Man sollte nicht immer nur nach Fehlern suchen. Zunächst haben die Kuratoren der Leipziger Jahresausstellung durchaus einiges richtig gemacht: Sie haben dem Druck, der sich in der Leipziger Szene gegen die Einladung von Axel Krause aufbaute, anfänglich mit einer Begründung widerstanden, die nach wie vor Bestand hat: "Wir können nicht die Gesinnung unserer Künstler recherchieren, um zu schauen, ob sie ausstellungswürdig sind."
Umso fataler waren die totale Kehrtwende von Rainer Schade und seinen ehrenamtlichen Kuratorenkolleginnen und -kollegen und ihre Absage der Leistungsschau.
Kunst wird nicht mehr autonom betrachtet
Hat Axel Krause also recht, wenn er sich nun als Opfer eines Tribunals sieht und deshalb auch die für gestern geplante öffentliche Podiumsdiskussion platzen ließ? Die "Ausgewogenheit und die Berücksichtigung meiner Wünsche, hinsichtlich der Gesprächspartner" seien nicht gegeben gewesen, erklärte der Maler auf "Facebook".
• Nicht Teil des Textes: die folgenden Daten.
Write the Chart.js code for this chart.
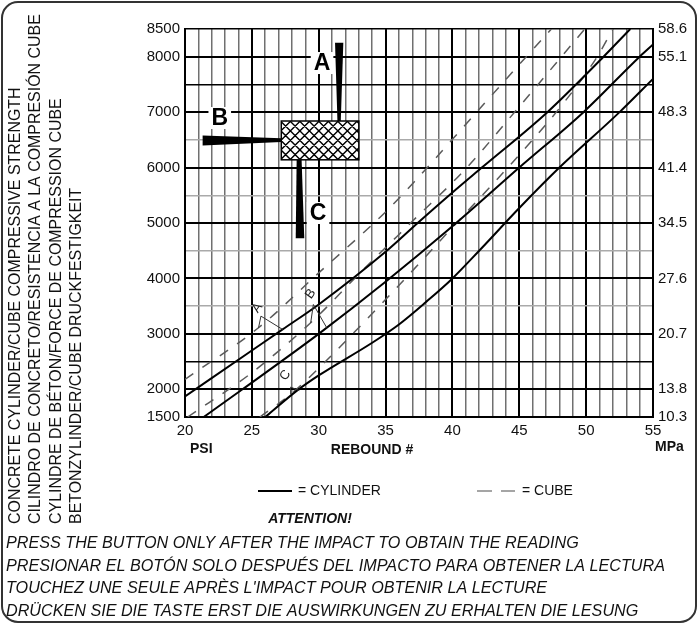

Nein, hat er nicht. Aber von jemandem, der offenkundig so einfach gestrickt ist wie dieser Künstler, kann man auch nicht viel mehr als eine zutiefst eindimensionale Weltsicht erwarten. Kunst kann heute niemand mehr ohne weiteres als autonom ansehen. Sie muss immer auch in ihrem historischen, sozialen, politischen Kontext verstanden werden. Gut zu sehen ist das an der aktuellen Debatte um Emil Nolde und die Verstrickungen der Expressionisten in den Nationalsozialismus.
Das macht die Beurteilung von Kunst nach gewohnten Maßstäben schwer und spiegelt sich auch im Umgang mit Axel Krause wider: Wie stark soll in einem künstlerischen Werk die politische Haltung gewichtet werden? Die einen sagen: Gar nicht! Die anderen: Die politische Haltung sagt alles! Der Schlingerkurs der Kuratoren in Leipzig offenbart diese Unsicherheit.
Diskussionsbereitschaft zahlt sich aus
Der Vorschlag des Direktors des Museums der Bildenden Künste, Alfred Weidinger, in einer solchen Situation eine "gut vorbereitete" Debattenreihe zu beginnen, war der einzig richtige. Das Beispiel Dresden, wo man sich im Albertinum ja auch im letzten Jahr mit heftiger Kritik aus der Pegida-Ecke auseinandersetzen musste, zeigt: Sorgfältig vorbereitete, öffentliche Diskussionsveranstaltungen, die niemanden ausschließen und geduldig mit den Parolen von Ideologen aller Art umgehen, können auf Dauer einen guten Effekt haben. In Leipzig scheint das - jedenfalls zurzeit - nicht möglich zu sein.